Blu Dot’s Field Chair is set back on its legs to encourage sitters to relax.

Apparatus Studio’s sleek mark Portal table

Niche Modern will present the blown-glass Niche Pinch Pendant

Angeletti & Ruzza’s Fantini Mint faucet

Pratt Institute will present Bronsin Ablon’s room divider of brass, white oak, ash, and gold leaf.

Stelton will present aluminum and brushed-brass Peak Bonbonniere containers by Mikaela Dörfel.


Soho Design District
May 14–16
Various Showrooms


Francisco Gomez Paz’s Mesh lamp, presented by Luceplan, allows you to control the flow of light, with intermittent LED lights scattered along the steel fixture.

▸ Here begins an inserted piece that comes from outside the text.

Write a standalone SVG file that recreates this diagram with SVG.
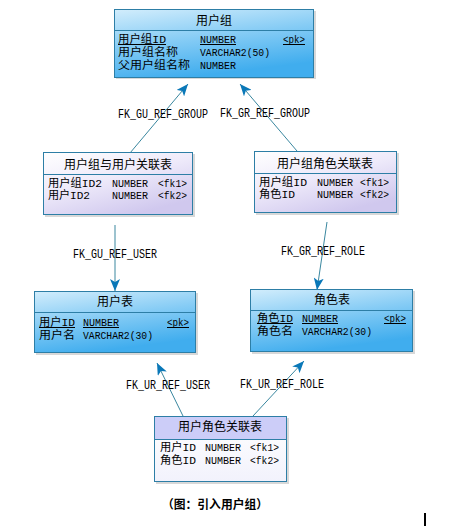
<svg xmlns="http://www.w3.org/2000/svg" width="450" height="527" viewBox="0 0 450 527">
<defs>
<linearGradient id="blue" x1="0" y1="0" x2="0.35" y2="1">
<stop offset="0" stop-color="#d2edfc"/>
<stop offset="0.5" stop-color="#86ccf5"/>
<stop offset="1" stop-color="#40adee"/>
</linearGradient>
<linearGradient id="lav" x1="0" y1="0" x2="0.6" y2="1">
<stop offset="0" stop-color="#ffffff"/>
<stop offset="0.5" stop-color="#eeeafa"/>
<stop offset="1" stop-color="#d0c8ee"/>
</linearGradient>
<linearGradient id="wht" x1="0" y1="0" x2="0" y2="1">
<stop offset="0" stop-color="#ffffff"/>
<stop offset="1" stop-color="#f2f2fc"/>
</linearGradient>
<marker id="arr" viewBox="0 0 12 10" refX="12" refY="5" markerWidth="12" markerHeight="10" markerUnits="userSpaceOnUse" orient="auto">
<path d="M0,0 L12,5 L0,10 L3,5 Z" fill="#0a78b8"/>
</marker>
</defs>
<style>
.box{stroke:#2d7ea6;stroke-width:1}
.sh{fill:#d8d8d8}
.sep{stroke:#2d7ea6;stroke-width:1}
text{font-family:"Liberation Mono","Noto Sans CJK SC",monospace;font-size:11px;fill:#000}
.t{text-anchor:middle;font-family:"Noto Sans CJK SC",sans-serif;font-size:12px}
.ul{stroke:#000;stroke-width:1}
.c{fill:none;stroke:#3a879f;stroke-width:1;marker-end:url(#arr)}
.lbl{text-anchor:middle;font-size:12px}
.cap{font-family:"Noto Sans CJK SC",sans-serif;font-weight:bold;font-size:12px}
</style>
<rect width="450" height="527" fill="#ffffff"/>

<g id="connectors">
<line class="c" x1="130" y1="153" x2="188" y2="84"/>
<line class="c" x1="297" y1="151" x2="240" y2="84"/>
<line class="c" x1="115" y1="225" x2="115" y2="291"/>
<line class="c" x1="327" y1="222" x2="317" y2="290"/>
<line class="c" x1="183" y1="416" x2="157" y2="363"/>
<line class="c" x1="253" y1="416" x2="304" y2="361"/>
<text class="lbl" x="163" y="118" textLength="90" lengthAdjust="spacingAndGlyphs">FK_GU_REF_GROUP</text>
<text class="lbl" x="265" y="117" textLength="90" lengthAdjust="spacingAndGlyphs">FK_GR_REF_GROUP</text>
<text class="lbl" x="115" y="258" textLength="84" lengthAdjust="spacingAndGlyphs">FK_GU_REF_USER</text>
<text class="lbl" x="323" y="255" textLength="84" lengthAdjust="spacingAndGlyphs">FK_GR_REF_ROLE</text>
<text class="lbl" x="168" y="389" textLength="84" lengthAdjust="spacingAndGlyphs">FK_UR_REF_USER</text>
<text class="lbl" x="282" y="388" textLength="84" lengthAdjust="spacingAndGlyphs">FK_UR_REF_ROLE</text>
</g>

<g id="usergroup">
<rect class="sh" x="116" y="11" width="200" height="68"/>
<rect class="box" x="114.5" y="9.5" width="199" height="68" fill="url(#blue)"/>
<line class="sep" x1="114.5" y1="30.5" x2="313.5" y2="30.5"/>
<text class="t" x="214" y="25" textLength="36" lengthAdjust="spacingAndGlyphs">用户组</text>
<text x="118" y="43" textLength="48" lengthAdjust="spacingAndGlyphs">用户组ID</text>
<text x="200" y="43" textLength="36" lengthAdjust="spacingAndGlyphs">NUMBER</text>
<text x="283" y="43" textLength="22" lengthAdjust="spacingAndGlyphs">&lt;pk&gt;</text>
<line class="ul" x1="118" y1="44.5" x2="166" y2="44.5"/>
<line class="ul" x1="200" y1="44.5" x2="236" y2="44.5"/>
<line class="ul" x1="283" y1="44.5" x2="305" y2="44.5"/>
<text x="118" y="56" textLength="60" lengthAdjust="spacingAndGlyphs">用户组名称</text>
<text x="200" y="56" textLength="70" lengthAdjust="spacingAndGlyphs">VARCHAR2(50)</text>
<text x="118" y="69" textLength="72" lengthAdjust="spacingAndGlyphs">父用户组名称</text>
<text x="200" y="69" textLength="36" lengthAdjust="spacingAndGlyphs">NUMBER</text>
</g>

<g id="group_user">
<rect class="sh" x="45" y="154" width="150" height="63"/>
<rect class="box" x="43.5" y="152.5" width="149" height="62" fill="url(#lav)"/>
<line class="sep" x1="43.5" y1="174.5" x2="192.5" y2="174.5"/>
<text class="t" x="118" y="169" textLength="108" lengthAdjust="spacingAndGlyphs">用户组与用户关联表</text>
<text x="48" y="187" textLength="54" lengthAdjust="spacingAndGlyphs">用户组ID2</text>
<text x="112" y="187" textLength="36" lengthAdjust="spacingAndGlyphs">NUMBER</text>
<text x="158" y="187" textLength="29" lengthAdjust="spacingAndGlyphs">&lt;fk1&gt;</text>
<text x="48" y="199" textLength="42" lengthAdjust="spacingAndGlyphs">用户ID2</text>
<text x="112" y="199" textLength="36" lengthAdjust="spacingAndGlyphs">NUMBER</text>
<text x="158" y="199" textLength="29" lengthAdjust="spacingAndGlyphs">&lt;fk2&gt;</text>
</g>

<g id="group_role">
<rect class="sh" x="256" y="153" width="143" height="62"/>
<rect class="box" x="254.5" y="151.5" width="142" height="61" fill="url(#lav)"/>
<line class="sep" x1="254.5" y1="173.5" x2="396.5" y2="173.5"/>
<text class="t" x="325" y="168" textLength="96" lengthAdjust="spacingAndGlyphs">用户组角色关联表</text>
<text x="259" y="186" textLength="48" lengthAdjust="spacingAndGlyphs">用户组ID</text>
<text x="317" y="186" textLength="36" lengthAdjust="spacingAndGlyphs">NUMBER</text>
<text x="360" y="186" textLength="29" lengthAdjust="spacingAndGlyphs">&lt;fk1&gt;</text>
<text x="259" y="198" textLength="36" lengthAdjust="spacingAndGlyphs">角色ID</text>
<text x="317" y="198" textLength="36" lengthAdjust="spacingAndGlyphs">NUMBER</text>
<text x="360" y="198" textLength="29" lengthAdjust="spacingAndGlyphs">&lt;fk2&gt;</text>
</g>

<g id="user">
<rect class="sh" x="36" y="293" width="162" height="62"/>
<rect class="box" x="34.5" y="291.5" width="161" height="61" fill="url(#blue)"/>
<line class="sep" x1="34.5" y1="312.5" x2="195.5" y2="312.5"/>
<text class="t" x="115" y="306" textLength="36" lengthAdjust="spacingAndGlyphs">用户表</text>
<text x="39" y="326" textLength="36" lengthAdjust="spacingAndGlyphs">用户ID</text>
<text x="83" y="326" textLength="36" lengthAdjust="spacingAndGlyphs">NUMBER</text>
<text x="167" y="326" textLength="22" lengthAdjust="spacingAndGlyphs">&lt;pk&gt;</text>
<line class="ul" x1="39" y1="327.5" x2="75" y2="327.5"/>
<line class="ul" x1="83" y1="327.5" x2="119" y2="327.5"/>
<line class="ul" x1="167" y1="327.5" x2="189" y2="327.5"/>
<text x="39" y="339" textLength="36" lengthAdjust="spacingAndGlyphs">用户名</text>
<text x="83" y="339" textLength="70" lengthAdjust="spacingAndGlyphs">VARCHAR2(30)</text>
</g>

<g id="role">
<rect class="sh" x="252" y="291" width="163" height="63"/>
<rect class="box" x="250.5" y="289.5" width="162" height="62" fill="url(#blue)"/>
<line class="sep" x1="250.5" y1="310.5" x2="412.5" y2="310.5"/>
<text class="t" x="332" y="304" textLength="36" lengthAdjust="spacingAndGlyphs">角色表</text>
<text x="257" y="322" textLength="36" lengthAdjust="spacingAndGlyphs">角色ID</text>
<text x="302" y="322" textLength="36" lengthAdjust="spacingAndGlyphs">NUMBER</text>
<text x="384" y="322" textLength="22" lengthAdjust="spacingAndGlyphs">&lt;pk&gt;</text>
<line class="ul" x1="257" y1="323.5" x2="293" y2="323.5"/>
<line class="ul" x1="302" y1="323.5" x2="338" y2="323.5"/>
<line class="ul" x1="384" y1="323.5" x2="406" y2="323.5"/>
<text x="257" y="335" textLength="36" lengthAdjust="spacingAndGlyphs">角色名</text>
<text x="302" y="335" textLength="70" lengthAdjust="spacingAndGlyphs">VARCHAR2(30)</text>
</g>

<g id="user_role">
<rect class="sh" x="156" y="418" width="133" height="66"/>
<rect class="box" x="154.5" y="416.5" width="132" height="65" fill="url(#wht)"/>
<rect x="155" y="417" width="131" height="22" fill="#cccdf8"/>
<line class="sep" x1="154.5" y1="439.5" x2="286.5" y2="439.5"/>
<text class="t" x="220" y="431" textLength="84" lengthAdjust="spacingAndGlyphs">用户角色关联表</text>
<text x="160" y="451" textLength="36" lengthAdjust="spacingAndGlyphs">用户ID</text>
<text x="205" y="451" textLength="36" lengthAdjust="spacingAndGlyphs">NUMBER</text>
<text x="250" y="451" textLength="29" lengthAdjust="spacingAndGlyphs">&lt;fk1&gt;</text>
<text x="160" y="464" textLength="36" lengthAdjust="spacingAndGlyphs">角色ID</text>
<text x="205" y="464" textLength="36" lengthAdjust="spacingAndGlyphs">NUMBER</text>
<text x="250" y="464" textLength="29" lengthAdjust="spacingAndGlyphs">&lt;fk2&gt;</text>
</g>

<text class="cap" x="162" y="509" textLength="106" lengthAdjust="spacingAndGlyphs">（图：引入用户组）</text>
<rect x="424" y="513" width="2" height="13" fill="#000"/>
</svg>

Soho Design District’s (SDD) member designers will open their doors for two days during NYCxDESIGN. The initiative launched last year as a means of preserving and promoting Soho as a historic design destination and will now expand from its original eight members to 21. Though SDD began as a forum for discussion on rising rents in the area, it is thanks to its participating designers that Soho thrives as a shopping hub that attracts people from around the world. This year, visit Gandia Blasco’s collection of simple, muted outdoor furniture; century-old Poltrona Frau’s handcrafted leather works; the Republic of Fritz Hansen, whose collection includes a number of Danish-style pieces; and Cassina, renowned as the world’s only producer of Le Corbusier’s furniture designs.

“Thanks to the dedication of our members and NYCxDESIGN, and to the support of our partners,” says Dahlia Latif of Artemide and Soho Design District, “SDD has been able to plan initiatives to promote not just our showrooms but design in NYC overall.” SSD’s free shuttle buses, which connected its showrooms to ICFF last year, will also stop at Wanted Design, designjunction, the Seaport District, and Pratt Institute’s Brooklyn campus. —D.S.

Moroso will show Daniel Libeskind’s architectural but soft Gemma chair.

Jens Risom’s T.710 small side tables are available at Design Within Reach.